Monday, June 02, 2008

Some news related to my role as an Applications Area Director, for a change. Last week was the P2P Workshop organized by Jon Peterson and Cullen Jennings. I didn't take any notes so I won't have many names to drop, but I learned a lot. In the morning we heard talks from operations guys at Comcast and by Stanislav Shalunov who works on one of the BitTorrent clients. The basic summary of each of the talks was that despite their differences they'd like to work together and with the IETF or for the good of the Internet. Comcast talked about their commitment to net neutrality and the costs/challenges of providing cable service -- neat stuff about how upload bandwidth is completely separate from download bandwidth, and BitTorrent is unusual among applications in using more upload bandwidth than most. Stanislav talked about all the logic they have in the client he works on to be careful about overloading the network despite having very little information available on how to ration network usage.

In the afternoon, I recall a talk on "Localization". I'm used to this meaning to translate software into another language, but in this case the meaning was to find a server that's "local" in network terms before attempting to do something. Leslie Daigle and Henning Shulzrinne also gave talks.

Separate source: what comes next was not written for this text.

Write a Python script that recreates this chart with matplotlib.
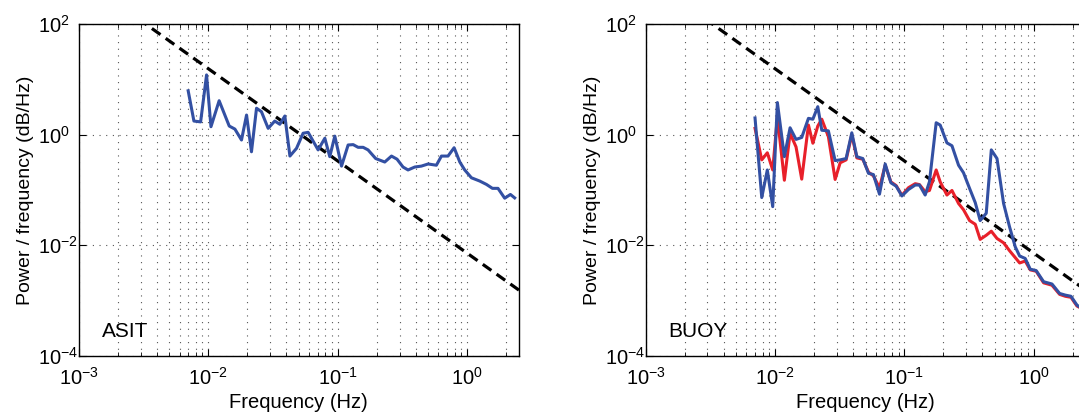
import numpy as np
import matplotlib
matplotlib.use('Agg')
import matplotlib.pyplot as plt
from matplotlib.ticker import LogLocator, NullLocator, NullFormatter

plt.rcParams['font.family'] = ['Liberation Sans', 'DejaVu Sans']
plt.rcParams['mathtext.fontset'] = 'custom'
plt.rcParams['mathtext.rm'] = 'Liberation Sans'
plt.rcParams['mathtext.it'] = 'Liberation Sans:italic'
plt.rcParams['mathtext.bf'] = 'Liberation Sans:bold'

# ASIT spectrum
asit_f = [0.00698, 0.00773, 0.00871, 0.00968, 0.01047, 0.01211, 0.01449, 0.01603,
          0.01803, 0.01972, 0.02153, 0.02355, 0.0257, 0.02897, 0.03258, 0.03565,
          0.03899, 0.04266, 0.04797, 0.05395, 0.05902, 0.07047, 0.07943, 0.0867,
          0.09484, 0.1069, 0.1202, 0.1315, 0.1435, 0.157, 0.1714, 0.1963, 0.2307,
          0.26, 0.2871, 0.3192, 0.3491, 0.3936, 0.4426, 0.4989, 0.5781, 0.6324,
          0.7112, 0.7925, 0.877, 0.9572, 1.079, 1.25, 1.409, 1.567, 1.73, 1.95,
          2.158, 2.328]
asit_p = [6.2, 1.76, 1.7, 12.0, 1.39, 4.1, 1.43, 1.26, 0.80, 2.26, 0.49, 3.0, 2.6,
          1.3, 1.76, 1.54, 2.17, 0.41, 0.565, 1.06, 1.1, 0.53, 0.86, 0.40, 0.94,
          0.27, 0.65, 0.66, 0.59, 0.59, 0.53, 0.37, 0.32, 0.41, 0.36, 0.26, 0.23,
          0.26, 0.27, 0.295, 0.28, 0.41, 0.41, 0.58, 0.32, 0.23, 0.166, 0.145,
          0.126, 0.107, 0.107, 0.071, 0.083, 0.072]

# BUOY spectra (blue and red)
buoy_f = [0.0070, 0.00789, 0.00871, 0.00959, 0.01042, 0.0118, 0.01306, 0.01452,
          0.01607, 0.01811, 0.01959, 0.02138, 0.02296, 0.02582, 0.02911, 0.03184,
          0.0354, 0.03917, 0.04285, 0.04764, 0.05272, 0.05754, 0.06412, 0.07096,
          0.07852, 0.0863, 0.0955, 0.1074, 0.1211, 0.1306, 0.1445, 0.156, 0.1758,
          0.1888, 0.2128, 0.2328, 0.2618, 0.2858, 0.3184, 0.3524, 0.3846, 0.4285,
          0.4688, 0.5188, 0.5834, 0.6486, 0.7178, 0.7762, 0.857, 0.9376, 1.042,
          1.189, 1.38, 1.581, 1.75, 1.936, 2.153, 2.244]
buoy_blue = [2.0, 0.073, 0.23, 0.050, 3.8, 0.40, 1.33, 0.82, 0.89, 1.97, 1.9, 3.2,
             1.2, 1.17, 0.34, 0.35, 0.37, 1.08, 0.40, 0.37, 0.20, 0.19, 0.084,
             0.295, 0.135, 0.117, 0.078, 0.102, 0.123, 0.123, 0.081, 0.141, 1.64,
             1.49, 0.71, 0.63, 0.28, 0.205, 0.107, 0.059, 0.028, 0.038, 0.53, 0.37,
             0.057, 0.0216, 0.0094, 0.0064, 0.0058, 0.0037, 0.0035, 0.0022, 0.0020,
             0.00135, 0.00126, 0.0012, 0.00083, 0.00078]
buoy_red = [1.3, 0.35, 0.47, 0.23, 2.1, 0.15, 1.06, 0.60, 0.157, 1.49, 0.70, 1.43,
            1.9, 0.92, 0.155, 0.31, 0.35, 1.0, 0.38, 0.36, 0.21, 0.18, 0.11, 0.28,
            0.14, 0.12, 0.08, 0.11, 0.13, 0.125, 0.093, 0.098, 0.23, 0.14, 0.081,
            0.098, 0.057, 0.044, 0.028, 0.024, 0.0128, 0.0152, 0.018, 0.0133,
            0.0111, 0.0080, 0.0060, 0.0048, 0.0052, 0.0036, 0.0034, 0.0021, 0.0019,
            0.0013, 0.0012, 0.00115, 0.0008, 0.00076]

# -5/3 reference slope
ref_f = np.array([0.001, 3.0])
ref_p = 7.2e-3 * ref_f ** (-5.0 / 3.0)

blue = '#3350a3'
red = '#e8202a'
grid_style = dict(color='#555555', linestyle=(0, (1, 5)), linewidth=0.8)

fig = plt.figure(figsize=(10.79, 4.13), dpi=100)
ax1 = fig.add_axes([0.0732, 0.138, 0.4075, 0.804])
ax2 = fig.add_axes([0.5984, 0.138, 0.4075, 0.804])


def style_axes(ax, label):
    ax.set_xscale('log')
    ax.set_yscale('log')
    ax.set_xlim(1e-3, 2.5)
    ax.set_ylim(1e-4, 1e2)
    ax.xaxis.set_major_locator(LogLocator(base=10, numticks=10))
    ax.xaxis.set_minor_locator(LogLocator(base=10, subs=np.arange(2, 10), numticks=20))
    ax.xaxis.set_minor_formatter(NullFormatter())
    ax.set_yticks([1e-4, 1e-2, 1e0, 1e2])
    ax.yaxis.set_minor_locator(NullLocator())
    ax.grid(True, which='major', **grid_style)
    ax.grid(True, which='minor', axis='x', **grid_style)
    ax.set_axisbelow(True)
    ax.tick_params(which='both', direction='in', top=True, right=True,
                   labelsize=14.5)
    ax.tick_params(axis='x', pad=8)
    ax.tick_params(axis='y', pad=29.5)
    for t in ax.get_yticklabels():
        t.set_horizontalalignment('left')
    ax.tick_params(which='major', length=5, width=0.8)
    ax.tick_params(which='minor', length=3, width=0.6)
    for s in ax.spines.values():
        s.set_linewidth(1.0)
    ax.set_xlabel('Frequency (Hz)', fontsize=14.5, labelpad=3)
    ax.set_ylabel('Power / frequency (dB/Hz)', fontsize=14, labelpad=3)
    ax.text(0.052, 0.057, label, transform=ax.transAxes, fontsize=15)


style_axes(ax1, 'ASIT')
ax1.plot(ref_f, ref_p, color='black', linestyle='--', dashes=(3.3, 2.0), lw=2.3)
ax1.plot(asit_f, asit_p, color=blue, lw=2.2)

style_axes(ax2, 'BUOY')
ax2.plot(ref_f, ref_p, color='black', linestyle='--', dashes=(3.3, 2.0), lw=2.3)
ax2.plot(buoy_f, buoy_red, color=red, lw=2.2)
ax2.plot(buoy_f, buoy_blue, color=blue, lw=2.2)

fig.savefig('out.png', dpi=100)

Some of the takeaways for the Applications area could be:
- Documenting the BitTorrent protocol in a stable document
- Standard on how to find an appropriate mirror or location for a resource that's available on multiple servers -- this is re-implemented all the time in the wild, with different confusing HTML interfaces on each implementation
- Standard on how to find a local server -- this could be a subproblem of the basic service discovery problem (given a particular domain), or it could be more sophisticated (not just one domain but based instead on network topology)
- More ways to find out network information -- this could include information on bandwidth available, bandwidth quota, local servers, caches etc.

I don't know exactly how followup from this meeting may turn into Internet-Drafts, WGs or other, so that's all the information I have for now and no predictions of whether people will actually volunteer to do any of the above. But even as is, I thought the workshop was useful for bringing people closer to the same page.